Trapper began shakedown training in the Chesapeake Bay during April and got underway the Pacific Ocean war zone for on 11 June 1945. The ship proceeded to Manzanillo, Cuba then through the Panama Canal to San Diego. In mid-August Japan capitulated while the ship was en route to Hawaii. Trapper arrived at Pearl Harbor on 21 August and was routed westward, via Eniwetok, Saipan, and Okinawa, to Japan.

Trapper arrived at Kobe on 25 November 1945 and operated out of that port repairing minesweeping gear until 1 February 1946 when she shifted her base of operations to Wakayama for a month. On 11 March, the ship got underway for the United States. En route, she called at Saipan, Eniwetok, Kwajalein, Johnston Island, and Hawaii before arriving at San Francisco, on 2 May 1946.

== USCGC Yamacraw (1946–1959) ==
USS Trapper was decommissioned and transferred to the United States Coast Guard in San Francisco on 20 June 1946 and struck from the Navy List on 19 July 1946. The former auxiliary minelayer served with the Coast Guard as a cable layer until early 1959 as Yamacraw (WARC-333). Up until 1946 the Coast Guard was responsible for Navy cable laying operations as well as its own. In 1922 the Coast Guard had obtained the 1909 Army Mine Planter Gen. Samuel M. Mills which it renamed Pequot, second USCG cable ship with the name, for service until replaced by Yamacraw in 1946.

===Woods Hole Oceanographic Institution Work===
During 1957–1958 the ship was leased by Woods Hole Oceanographic Institution making voyages in the Atlantic and Mediterranean largely for acoustic and geophysical work.

During 1957 a 600 ft long thermistor chain with twenty-three thermistors at intervals of 25 ft and towing winch were installed on the ship. The sensor system had been designed to allow continuous collection of temperatures at depth, particularly useful in study of ocean acoustics. The ship collected data in the western Atlantic coast from Nova Scotia to Charleston, South Carolina and into the Sargasso Sea. Yamacraw was in the Mediterranean during the summer of 1958 collecting data on sound transmission. The ship was again equipped with the towed thermistor chain. Included was a study of the Strait of Gibraltar in which the ship departed Cádiz 8 August to observe the thermal structure at the sill where Mediterranean water and Atlantic waters meet.

===Onionhead===
Before being transferred back to the U.S. Navy the Yamacraw was the buoy tender in the 1958 film Onionhead, which starred Andy Griffith and Walter Matthau.

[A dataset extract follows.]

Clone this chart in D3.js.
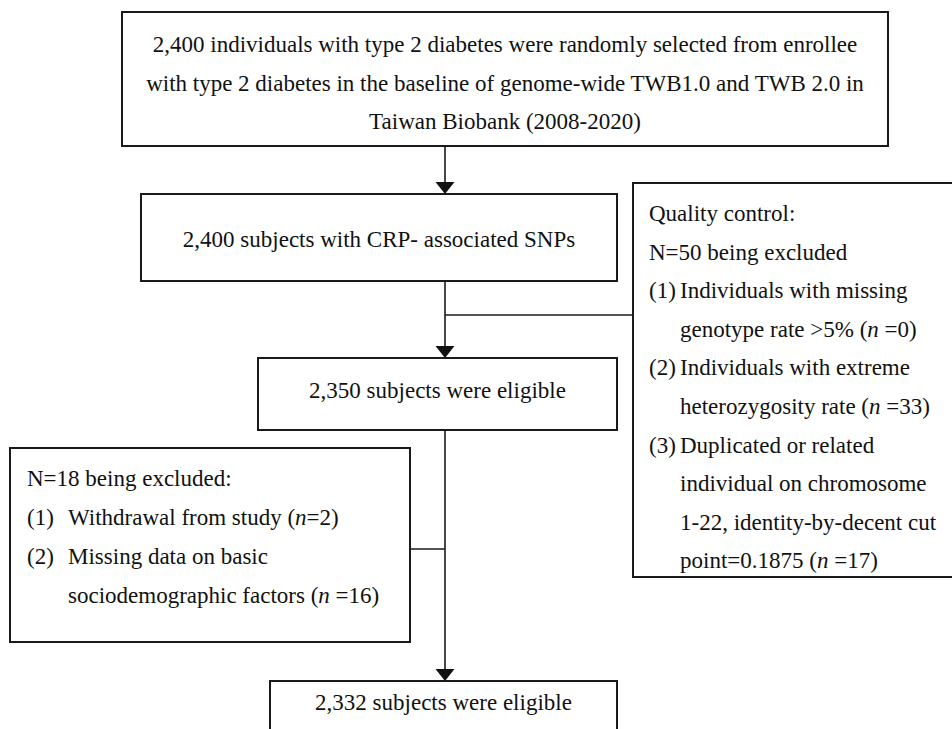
<!DOCTYPE html>
<html><head><meta charset="utf-8">
<script src="https://cdn.jsdelivr.net/npm/d3@7"></script>
<style>
body{margin:0;background:#fff;overflow:hidden}
svg{display:block}
</style>
</head><body>
<svg id="chart" width="952" height="729"></svg>
<script>
// ---- content (data) ----
const sourceLines = [
  "2,400 individuals with type 2 diabetes were randomly selected from enrollee",
  "with type 2 diabetes in the baseline of genome-wide TWB1.0 and TWB 2.0 in",
  "Taiwan Biobank (2008-2020)"
];
const stepLabels = [
  "2,400 subjects with CRP- associated SNPs",
  "2,350 subjects were eligible",
  "2,332 subjects were eligible"
];
const qcHeader = ["Quality control:", "N=50 being excluded"];
const qcItems = [
  {label: "(1)", lines: ["Individuals with missing", "genotype rate >5% (*n* =0)"]},
  {label: "(2)", lines: ["Individuals with extreme", "heterozygosity rate (*n* =33)"]},
  {label: "(3)", lines: ["Duplicated or related", "individual on chromosome", "1-22, identity-by-decent cut", "point=0.1875 (*n* =17)"]}
];
const exclHeader = ["N=18 being excluded:"];
const exclItems = [
  {label: "(1)", lines: ["Withdrawal from study (*n*=2)"]},
  {label: "(2)", lines: ["Missing data on basic", "sociodemographic factors (*n* =16)"]}
];

// ---- layout ----
const FONT = "'Liberation Serif', 'Times New Roman', Times, 'DejaVu Serif', serif";
const FS = 23;
const svg = d3.select("#chart");
const mainX = 445;
const boxes = {
  source: {x: 122, y: 12, w: 766, h: 134},
  s1: {x: 141, y: 194, w: 476, h: 87},
  s2: {x: 258, y: 358, w: 359, h: 72},
  s3: {x: 270, y: 681, w: 347, h: 80},
  qc: {x: 633, y: 183, w: 340, h: 394},
  ex: {x: 10, y: 448, w: 400, h: 194}
};

function richText(sel, str) {
  sel.attr("font-family", FONT).attr("font-size", FS).attr("fill", "#111");
  const parts = str.split("*");
  parts.forEach((p, i) => {
    if (!p) return;
    const t = sel.append("tspan").text(p);
    if (i % 2 === 1) t.attr("font-style", "italic");
  });
}

const gBoxes = svg.append("g");
Object.values(boxes).forEach(b => {
  gBoxes.append("rect").attr("x", b.x).attr("y", b.y).attr("width", b.w).attr("height", b.h)
    .attr("fill", "none").attr("stroke", "#1a1a1a").attr("stroke-width", 2);
});

// connectors
const gLines = svg.append("g").attr("stroke", "#1a1a1a").attr("stroke-width", 1.6).attr("fill", "none");
const seg = (x1, y1, x2, y2) => gLines.append("line").attr("x1", x1).attr("y1", y1).attr("x2", x2).attr("y2", y2);
const arrowHead = (x, yTip) => svg.append("path")
  .attr("d", d3.line()([[x - 9.5, yTip - 12], [x + 9.5, yTip - 12], [x, yTip]]) + "Z")
  .attr("fill", "#111");

const B = boxes;
seg(mainX, B.source.y + B.source.h, mainX, B.s1.y - 11); arrowHead(mainX, B.s1.y);
seg(mainX, B.s1.y + B.s1.h, mainX, B.s2.y - 11); arrowHead(mainX, B.s2.y);
const qcJoinY = 315;
seg(mainX, qcJoinY, B.qc.x, qcJoinY);
seg(mainX, B.s2.y + B.s2.h, mainX, B.s3.y - 11); arrowHead(mainX, B.s3.y);
const exJoinY = 549;
seg(B.ex.x + B.ex.w, exJoinY, mainX, exJoinY);

// texts
const gText = svg.append("g");
const center = (b, lines, firstBase, step) => lines.forEach((l, i) => {
  richText(gText.append("text").attr("x", b.x + b.w / 2).attr("y", firstBase + i * step).attr("text-anchor", "middle"), l);
});
center(B.source, sourceLines, 52, 38.5);
center(B.s1, [stepLabels[0]], 247, 0);
center(B.s2, [stepLabels[1]], 398, 0);
center(B.s3, [stepLabels[2]], 710, 0);

function listBlock(header, items, x0, xIndent, firstBase, step) {
  let row = 0;
  header.forEach(h => {
    richText(gText.append("text").attr("x", x0).attr("y", firstBase + row * step), h);
    row++;
  });
  items.forEach(it => {
    richText(gText.append("text").attr("x", x0).attr("y", firstBase + row * step), it.label);
    it.lines.forEach(l => {
      richText(gText.append("text").attr("x", xIndent).attr("y", firstBase + row * step), l);
      row++;
    });
  });
}
listBlock(qcHeader, qcItems, 649, 680, 221, 38.6);
listBlock(exclHeader, exclItems, 27, 68, 486, 39);
</script>
</body></html>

== USS Yamacraw (1959–1965) ==
The ship was reacquired by the U.S. Navy on 17 April 1959 and commissioned in New York on 30 April 1959 as the Cable Repair Ship USS Yamacraw (ARC-5), 30 April 1959. Yamacraw was assigned to the 3rd Naval District for the next six years. She operated from Portsmouth, New Hampshire, to Bermuda and spent much of her at-sea time conducting research projects for the Office of Naval Research (ONR) and for the Bell Telephone Laboratories. The ship, operated by Bell Telephone Laboratories, was identified as one of nine military research and development oceanographic ships in a 1959 National Academy of Sciences report.

One of the operations for ONR involved a test of a cable towed oceanographic instrumentation system. The test tow, conducted 13 to 17 April 1962, proved the feasibility of towing the system to a depth of 5000 ft at speeds up to 7 knots.

== Decommissioning and disposal ==
Yamacraw was decommissioned 2 July 1965 and transferred to the Maritime Administration for disposal the same day. The ship was purchased for $20,850 by North American Smelting for scrap on 18 October 1967 and withdrawn from the Hudson River Reserve Fleet on 2 November 1967 for scrapping. Yamacraw was scrapped in 1969.